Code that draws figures
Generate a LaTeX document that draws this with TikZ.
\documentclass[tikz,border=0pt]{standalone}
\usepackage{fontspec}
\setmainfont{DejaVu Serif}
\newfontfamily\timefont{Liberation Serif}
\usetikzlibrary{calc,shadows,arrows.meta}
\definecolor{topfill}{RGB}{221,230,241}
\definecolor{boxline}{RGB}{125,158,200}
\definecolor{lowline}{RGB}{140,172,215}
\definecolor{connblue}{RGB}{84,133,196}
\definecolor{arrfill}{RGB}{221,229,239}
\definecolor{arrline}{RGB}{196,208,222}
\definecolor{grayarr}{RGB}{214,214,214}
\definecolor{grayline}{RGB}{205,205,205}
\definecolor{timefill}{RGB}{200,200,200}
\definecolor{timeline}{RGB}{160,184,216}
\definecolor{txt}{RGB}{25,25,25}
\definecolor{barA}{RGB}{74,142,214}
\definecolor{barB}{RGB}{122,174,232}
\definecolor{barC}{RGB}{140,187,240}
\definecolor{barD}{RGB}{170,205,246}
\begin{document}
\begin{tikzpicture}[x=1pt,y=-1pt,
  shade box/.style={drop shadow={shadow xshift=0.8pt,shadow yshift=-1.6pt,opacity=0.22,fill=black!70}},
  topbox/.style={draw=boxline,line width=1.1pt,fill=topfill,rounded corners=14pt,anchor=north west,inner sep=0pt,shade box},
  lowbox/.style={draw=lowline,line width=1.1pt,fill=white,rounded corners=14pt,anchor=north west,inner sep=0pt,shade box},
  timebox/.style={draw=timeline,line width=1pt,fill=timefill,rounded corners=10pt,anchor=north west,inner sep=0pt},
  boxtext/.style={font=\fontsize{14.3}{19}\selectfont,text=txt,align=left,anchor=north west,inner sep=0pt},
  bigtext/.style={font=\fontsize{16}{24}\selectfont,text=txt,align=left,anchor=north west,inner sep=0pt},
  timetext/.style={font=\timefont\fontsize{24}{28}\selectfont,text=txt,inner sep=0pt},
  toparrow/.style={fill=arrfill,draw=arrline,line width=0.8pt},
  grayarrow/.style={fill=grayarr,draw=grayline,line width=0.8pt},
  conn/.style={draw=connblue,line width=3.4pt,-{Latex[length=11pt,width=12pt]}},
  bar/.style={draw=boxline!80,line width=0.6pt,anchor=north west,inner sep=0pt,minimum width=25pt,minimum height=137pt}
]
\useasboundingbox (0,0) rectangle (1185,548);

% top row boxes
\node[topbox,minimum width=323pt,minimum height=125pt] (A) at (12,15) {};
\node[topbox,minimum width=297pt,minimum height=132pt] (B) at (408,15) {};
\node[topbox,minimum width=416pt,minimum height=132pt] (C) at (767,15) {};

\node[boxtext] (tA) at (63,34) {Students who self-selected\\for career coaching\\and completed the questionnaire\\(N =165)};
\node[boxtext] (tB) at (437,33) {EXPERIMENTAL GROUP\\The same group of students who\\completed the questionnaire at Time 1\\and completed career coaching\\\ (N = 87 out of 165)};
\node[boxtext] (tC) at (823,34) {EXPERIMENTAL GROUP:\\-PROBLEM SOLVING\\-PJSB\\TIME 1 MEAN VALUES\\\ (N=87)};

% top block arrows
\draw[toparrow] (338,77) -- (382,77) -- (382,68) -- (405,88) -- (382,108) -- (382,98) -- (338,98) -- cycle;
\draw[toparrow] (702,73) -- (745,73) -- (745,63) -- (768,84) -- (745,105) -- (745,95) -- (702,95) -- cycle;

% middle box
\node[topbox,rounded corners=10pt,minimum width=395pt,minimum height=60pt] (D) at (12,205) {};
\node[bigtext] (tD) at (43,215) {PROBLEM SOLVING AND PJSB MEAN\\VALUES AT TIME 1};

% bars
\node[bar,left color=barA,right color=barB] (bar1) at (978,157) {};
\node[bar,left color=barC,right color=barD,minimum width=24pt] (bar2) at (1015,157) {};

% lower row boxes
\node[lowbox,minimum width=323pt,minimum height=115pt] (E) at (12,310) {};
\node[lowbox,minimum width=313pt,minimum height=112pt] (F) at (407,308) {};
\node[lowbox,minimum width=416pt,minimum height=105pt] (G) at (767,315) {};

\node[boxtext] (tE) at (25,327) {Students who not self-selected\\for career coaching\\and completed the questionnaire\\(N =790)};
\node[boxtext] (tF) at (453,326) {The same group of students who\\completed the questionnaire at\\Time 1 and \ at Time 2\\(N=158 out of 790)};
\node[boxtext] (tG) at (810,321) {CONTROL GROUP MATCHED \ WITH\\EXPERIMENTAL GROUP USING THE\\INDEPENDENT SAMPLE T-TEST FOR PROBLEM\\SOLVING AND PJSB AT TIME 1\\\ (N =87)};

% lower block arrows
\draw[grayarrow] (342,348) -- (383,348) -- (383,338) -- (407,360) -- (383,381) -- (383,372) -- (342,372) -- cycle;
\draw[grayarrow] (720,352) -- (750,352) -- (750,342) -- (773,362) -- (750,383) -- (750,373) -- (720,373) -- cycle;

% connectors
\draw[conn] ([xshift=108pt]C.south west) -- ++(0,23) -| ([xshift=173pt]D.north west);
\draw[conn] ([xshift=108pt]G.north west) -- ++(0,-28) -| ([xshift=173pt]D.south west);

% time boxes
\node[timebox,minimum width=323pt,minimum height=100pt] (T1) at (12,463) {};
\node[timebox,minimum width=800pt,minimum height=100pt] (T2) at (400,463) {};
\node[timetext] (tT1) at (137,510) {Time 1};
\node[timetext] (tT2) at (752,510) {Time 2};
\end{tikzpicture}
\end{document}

---

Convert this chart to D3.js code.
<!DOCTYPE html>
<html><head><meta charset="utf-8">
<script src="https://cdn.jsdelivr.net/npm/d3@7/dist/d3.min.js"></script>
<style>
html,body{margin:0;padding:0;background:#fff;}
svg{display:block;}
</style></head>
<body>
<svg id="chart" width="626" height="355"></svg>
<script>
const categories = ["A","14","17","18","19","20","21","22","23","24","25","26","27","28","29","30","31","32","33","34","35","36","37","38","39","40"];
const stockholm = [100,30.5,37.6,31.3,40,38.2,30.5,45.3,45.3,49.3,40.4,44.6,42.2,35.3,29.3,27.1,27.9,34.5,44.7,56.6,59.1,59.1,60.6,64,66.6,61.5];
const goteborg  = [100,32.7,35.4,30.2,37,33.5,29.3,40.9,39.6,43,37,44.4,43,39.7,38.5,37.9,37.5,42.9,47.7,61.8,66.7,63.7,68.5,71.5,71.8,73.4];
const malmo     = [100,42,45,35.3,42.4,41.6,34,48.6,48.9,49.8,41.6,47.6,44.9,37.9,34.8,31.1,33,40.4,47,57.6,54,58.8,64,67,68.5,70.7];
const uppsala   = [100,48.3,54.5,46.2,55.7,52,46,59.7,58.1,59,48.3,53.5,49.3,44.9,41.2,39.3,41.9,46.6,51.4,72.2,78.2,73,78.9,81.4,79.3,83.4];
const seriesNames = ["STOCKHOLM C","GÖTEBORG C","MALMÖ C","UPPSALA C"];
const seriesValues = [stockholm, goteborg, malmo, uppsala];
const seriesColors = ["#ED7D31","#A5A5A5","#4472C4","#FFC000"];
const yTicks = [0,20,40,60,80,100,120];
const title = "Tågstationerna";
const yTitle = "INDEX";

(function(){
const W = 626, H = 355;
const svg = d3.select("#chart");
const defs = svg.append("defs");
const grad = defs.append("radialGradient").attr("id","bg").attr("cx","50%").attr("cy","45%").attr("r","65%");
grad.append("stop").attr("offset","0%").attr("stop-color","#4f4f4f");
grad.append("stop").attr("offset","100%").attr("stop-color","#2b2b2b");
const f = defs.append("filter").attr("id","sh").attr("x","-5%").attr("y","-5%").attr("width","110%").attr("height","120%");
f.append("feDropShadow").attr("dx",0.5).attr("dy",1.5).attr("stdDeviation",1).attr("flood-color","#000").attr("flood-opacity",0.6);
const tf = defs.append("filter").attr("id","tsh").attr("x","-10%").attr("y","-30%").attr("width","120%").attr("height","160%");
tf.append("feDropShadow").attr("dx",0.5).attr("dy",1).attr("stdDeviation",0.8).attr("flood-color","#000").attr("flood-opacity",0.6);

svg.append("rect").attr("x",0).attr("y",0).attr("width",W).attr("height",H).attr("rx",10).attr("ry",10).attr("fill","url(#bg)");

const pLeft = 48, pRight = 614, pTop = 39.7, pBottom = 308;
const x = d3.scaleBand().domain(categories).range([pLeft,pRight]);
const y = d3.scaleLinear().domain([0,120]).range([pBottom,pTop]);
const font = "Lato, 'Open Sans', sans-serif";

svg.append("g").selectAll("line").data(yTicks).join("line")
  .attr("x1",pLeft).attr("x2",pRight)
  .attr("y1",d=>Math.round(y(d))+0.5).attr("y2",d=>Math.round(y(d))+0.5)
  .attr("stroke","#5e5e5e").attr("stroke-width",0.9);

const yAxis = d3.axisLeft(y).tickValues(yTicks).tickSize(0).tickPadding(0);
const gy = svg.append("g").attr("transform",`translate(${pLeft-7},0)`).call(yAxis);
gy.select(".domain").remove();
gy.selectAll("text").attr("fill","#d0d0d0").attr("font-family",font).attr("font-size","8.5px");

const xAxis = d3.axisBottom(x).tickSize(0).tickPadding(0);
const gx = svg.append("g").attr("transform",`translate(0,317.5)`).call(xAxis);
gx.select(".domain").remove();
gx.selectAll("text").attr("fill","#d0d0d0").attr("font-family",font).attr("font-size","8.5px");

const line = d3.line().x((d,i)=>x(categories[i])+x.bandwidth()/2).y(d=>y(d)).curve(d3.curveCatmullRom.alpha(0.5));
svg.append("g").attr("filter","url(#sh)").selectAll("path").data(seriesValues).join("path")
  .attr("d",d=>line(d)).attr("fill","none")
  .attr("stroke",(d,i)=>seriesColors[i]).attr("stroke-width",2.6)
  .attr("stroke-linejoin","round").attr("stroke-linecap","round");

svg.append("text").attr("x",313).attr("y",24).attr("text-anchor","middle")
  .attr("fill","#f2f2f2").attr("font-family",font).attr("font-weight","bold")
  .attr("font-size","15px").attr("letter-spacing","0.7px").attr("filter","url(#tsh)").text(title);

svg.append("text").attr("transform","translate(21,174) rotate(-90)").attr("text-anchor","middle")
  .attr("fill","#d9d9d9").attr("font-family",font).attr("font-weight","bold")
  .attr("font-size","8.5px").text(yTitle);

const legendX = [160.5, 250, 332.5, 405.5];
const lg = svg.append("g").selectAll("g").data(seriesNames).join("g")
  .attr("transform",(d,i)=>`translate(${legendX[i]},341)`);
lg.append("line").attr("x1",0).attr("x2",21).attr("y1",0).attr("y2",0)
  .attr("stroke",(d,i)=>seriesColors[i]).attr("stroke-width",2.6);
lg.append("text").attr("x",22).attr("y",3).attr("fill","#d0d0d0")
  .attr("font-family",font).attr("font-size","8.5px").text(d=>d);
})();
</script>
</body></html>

* * *

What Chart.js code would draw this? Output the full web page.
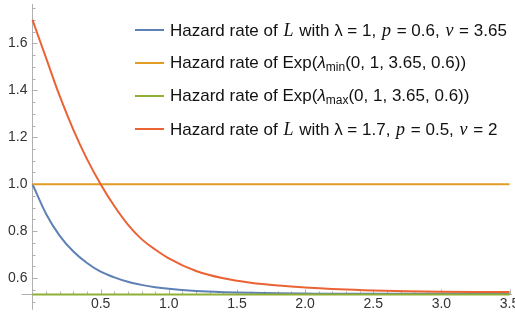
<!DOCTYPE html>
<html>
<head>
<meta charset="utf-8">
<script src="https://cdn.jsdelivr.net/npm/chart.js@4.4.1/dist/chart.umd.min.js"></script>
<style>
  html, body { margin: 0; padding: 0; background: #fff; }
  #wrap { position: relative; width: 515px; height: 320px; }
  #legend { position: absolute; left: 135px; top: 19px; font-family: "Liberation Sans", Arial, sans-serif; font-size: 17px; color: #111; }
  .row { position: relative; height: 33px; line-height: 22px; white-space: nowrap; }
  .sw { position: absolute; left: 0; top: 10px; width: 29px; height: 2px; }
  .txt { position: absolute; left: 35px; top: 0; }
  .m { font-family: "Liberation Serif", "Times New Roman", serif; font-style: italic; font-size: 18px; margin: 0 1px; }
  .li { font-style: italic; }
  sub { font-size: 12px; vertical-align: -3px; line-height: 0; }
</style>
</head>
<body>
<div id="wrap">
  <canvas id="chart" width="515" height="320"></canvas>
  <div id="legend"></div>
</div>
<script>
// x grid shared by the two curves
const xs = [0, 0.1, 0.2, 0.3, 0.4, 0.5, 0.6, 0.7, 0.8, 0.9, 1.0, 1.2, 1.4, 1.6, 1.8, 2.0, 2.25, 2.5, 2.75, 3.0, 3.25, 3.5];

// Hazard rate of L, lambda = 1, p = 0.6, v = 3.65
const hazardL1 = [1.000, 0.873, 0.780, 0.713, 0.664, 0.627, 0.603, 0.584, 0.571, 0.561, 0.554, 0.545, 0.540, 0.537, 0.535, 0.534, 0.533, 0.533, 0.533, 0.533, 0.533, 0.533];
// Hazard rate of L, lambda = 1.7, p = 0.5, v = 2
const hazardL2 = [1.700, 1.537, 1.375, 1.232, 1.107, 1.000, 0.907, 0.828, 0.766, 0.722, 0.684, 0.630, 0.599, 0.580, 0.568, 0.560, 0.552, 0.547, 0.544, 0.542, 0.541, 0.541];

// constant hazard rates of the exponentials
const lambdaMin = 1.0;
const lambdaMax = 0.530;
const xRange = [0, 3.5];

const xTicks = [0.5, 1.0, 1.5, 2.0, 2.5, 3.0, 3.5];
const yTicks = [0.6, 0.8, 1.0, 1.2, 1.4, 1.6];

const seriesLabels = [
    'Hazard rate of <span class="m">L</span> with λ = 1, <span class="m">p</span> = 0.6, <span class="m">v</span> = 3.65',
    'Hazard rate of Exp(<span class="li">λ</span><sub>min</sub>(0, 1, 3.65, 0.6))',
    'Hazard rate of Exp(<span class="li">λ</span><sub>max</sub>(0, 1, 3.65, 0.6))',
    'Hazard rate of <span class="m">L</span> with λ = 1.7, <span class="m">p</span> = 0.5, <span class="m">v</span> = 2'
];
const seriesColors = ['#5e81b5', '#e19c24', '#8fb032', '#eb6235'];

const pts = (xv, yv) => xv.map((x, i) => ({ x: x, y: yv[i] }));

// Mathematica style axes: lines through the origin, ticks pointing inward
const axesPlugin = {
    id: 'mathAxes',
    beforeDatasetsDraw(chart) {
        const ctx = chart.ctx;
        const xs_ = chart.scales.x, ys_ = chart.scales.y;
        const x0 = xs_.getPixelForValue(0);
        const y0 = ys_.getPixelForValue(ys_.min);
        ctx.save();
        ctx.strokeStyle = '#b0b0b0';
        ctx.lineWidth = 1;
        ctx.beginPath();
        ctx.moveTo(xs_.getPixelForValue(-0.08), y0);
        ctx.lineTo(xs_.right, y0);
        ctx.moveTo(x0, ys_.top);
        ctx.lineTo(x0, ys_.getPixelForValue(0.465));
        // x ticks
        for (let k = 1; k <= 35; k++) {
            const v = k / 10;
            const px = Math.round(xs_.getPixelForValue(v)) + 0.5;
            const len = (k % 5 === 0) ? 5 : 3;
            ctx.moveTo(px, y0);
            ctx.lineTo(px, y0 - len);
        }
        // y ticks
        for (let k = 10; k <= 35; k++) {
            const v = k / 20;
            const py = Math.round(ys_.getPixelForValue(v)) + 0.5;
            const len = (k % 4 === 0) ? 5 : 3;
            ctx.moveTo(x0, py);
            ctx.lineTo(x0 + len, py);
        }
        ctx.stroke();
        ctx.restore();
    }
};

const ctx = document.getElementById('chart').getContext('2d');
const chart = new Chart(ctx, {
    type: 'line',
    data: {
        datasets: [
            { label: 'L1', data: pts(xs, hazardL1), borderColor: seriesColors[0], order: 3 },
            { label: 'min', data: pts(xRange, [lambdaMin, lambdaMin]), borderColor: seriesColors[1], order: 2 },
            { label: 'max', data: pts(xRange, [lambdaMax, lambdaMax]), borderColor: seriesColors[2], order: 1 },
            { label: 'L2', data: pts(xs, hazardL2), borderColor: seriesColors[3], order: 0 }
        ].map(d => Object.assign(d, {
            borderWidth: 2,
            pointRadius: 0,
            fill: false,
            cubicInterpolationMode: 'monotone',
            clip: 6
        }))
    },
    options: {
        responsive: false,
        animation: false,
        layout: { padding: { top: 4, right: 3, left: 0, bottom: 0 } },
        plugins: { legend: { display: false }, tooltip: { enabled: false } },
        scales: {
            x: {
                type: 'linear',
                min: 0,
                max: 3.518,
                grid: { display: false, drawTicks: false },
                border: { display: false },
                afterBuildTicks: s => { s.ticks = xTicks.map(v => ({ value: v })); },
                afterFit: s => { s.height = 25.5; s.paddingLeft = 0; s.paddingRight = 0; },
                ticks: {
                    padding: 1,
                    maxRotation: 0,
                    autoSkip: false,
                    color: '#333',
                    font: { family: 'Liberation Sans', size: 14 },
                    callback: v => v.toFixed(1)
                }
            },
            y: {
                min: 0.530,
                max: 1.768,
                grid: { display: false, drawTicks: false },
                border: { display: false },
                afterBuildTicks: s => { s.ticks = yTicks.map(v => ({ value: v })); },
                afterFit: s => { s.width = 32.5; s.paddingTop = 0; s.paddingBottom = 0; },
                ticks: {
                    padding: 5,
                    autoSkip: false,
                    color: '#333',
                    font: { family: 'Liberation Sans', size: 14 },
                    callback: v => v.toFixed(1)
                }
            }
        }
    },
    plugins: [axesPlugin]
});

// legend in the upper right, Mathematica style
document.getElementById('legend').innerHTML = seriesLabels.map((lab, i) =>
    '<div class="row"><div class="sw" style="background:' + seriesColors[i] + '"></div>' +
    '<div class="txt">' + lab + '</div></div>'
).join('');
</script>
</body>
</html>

(DO THIS) Only the lines from the one containing "Generate a LaTeX" through the one containing "width=416pt,minimum height=132pt] (C)" are to be extracted, exactly as they appear, with both ends included.

(PROBLEM SOLUTION)
Generate a LaTeX document that draws this with TikZ.
\documentclass[tikz,border=0pt]{standalone}
\usepackage{fontspec}
\setmainfont{DejaVu Serif}
\newfontfamily\timefont{Liberation Serif}
\usetikzlibrary{calc,shadows,arrows.meta}
\definecolor{topfill}{RGB}{221,230,241}
\definecolor{boxline}{RGB}{125,158,200}
\definecolor{lowline}{RGB}{140,172,215}
\definecolor{connblue}{RGB}{84,133,196}
\definecolor{arrfill}{RGB}{221,229,239}
\definecolor{arrline}{RGB}{196,208,222}
\definecolor{grayarr}{RGB}{214,214,214}
\definecolor{grayline}{RGB}{205,205,205}
\definecolor{timefill}{RGB}{200,200,200}
\definecolor{timeline}{RGB}{160,184,216}
\definecolor{txt}{RGB}{25,25,25}
\definecolor{barA}{RGB}{74,142,214}
\definecolor{barB}{RGB}{122,174,232}
\definecolor{barC}{RGB}{140,187,240}
\definecolor{barD}{RGB}{170,205,246}
\begin{document}
\begin{tikzpicture}[x=1pt,y=-1pt,
  shade box/.style={drop shadow={shadow xshift=0.8pt,shadow yshift=-1.6pt,opacity=0.22,fill=black!70}},
  topbox/.style={draw=boxline,line width=1.1pt,fill=topfill,rounded corners=14pt,anchor=north west,inner sep=0pt,shade box},
  lowbox/.style={draw=lowline,line width=1.1pt,fill=white,rounded corners=14pt,anchor=north west,inner sep=0pt,shade box},
  timebox/.style={draw=timeline,line width=1pt,fill=timefill,rounded corners=10pt,anchor=north west,inner sep=0pt},
  boxtext/.style={font=\fontsize{14.3}{19}\selectfont,text=txt,align=left,anchor=north west,inner sep=0pt},
  bigtext/.style={font=\fontsize{16}{24}\selectfont,text=txt,align=left,anchor=north west,inner sep=0pt},
  timetext/.style={font=\timefont\fontsize{24}{28}\selectfont,text=txt,inner sep=0pt},
  toparrow/.style={fill=arrfill,draw=arrline,line width=0.8pt},
  grayarrow/.style={fill=grayarr,draw=grayline,line width=0.8pt},
  conn/.style={draw=connblue,line width=3.4pt,-{Latex[length=11pt,width=12pt]}},
  bar/.style={draw=boxline!80,line width=0.6pt,anchor=north west,inner sep=0pt,minimum width=25pt,minimum height=137pt}
]
\useasboundingbox (0,0) rectangle (1185,548);

% top row boxes
\node[topbox,minimum width=323pt,minimum height=125pt] (A) at (12,15) {};
\node[topbox,minimum width=297pt,minimum height=132pt] (B) at (408,15) {};
\node[topbox,minimum width=416pt,minimum height=132pt] (C) at (767,15) {};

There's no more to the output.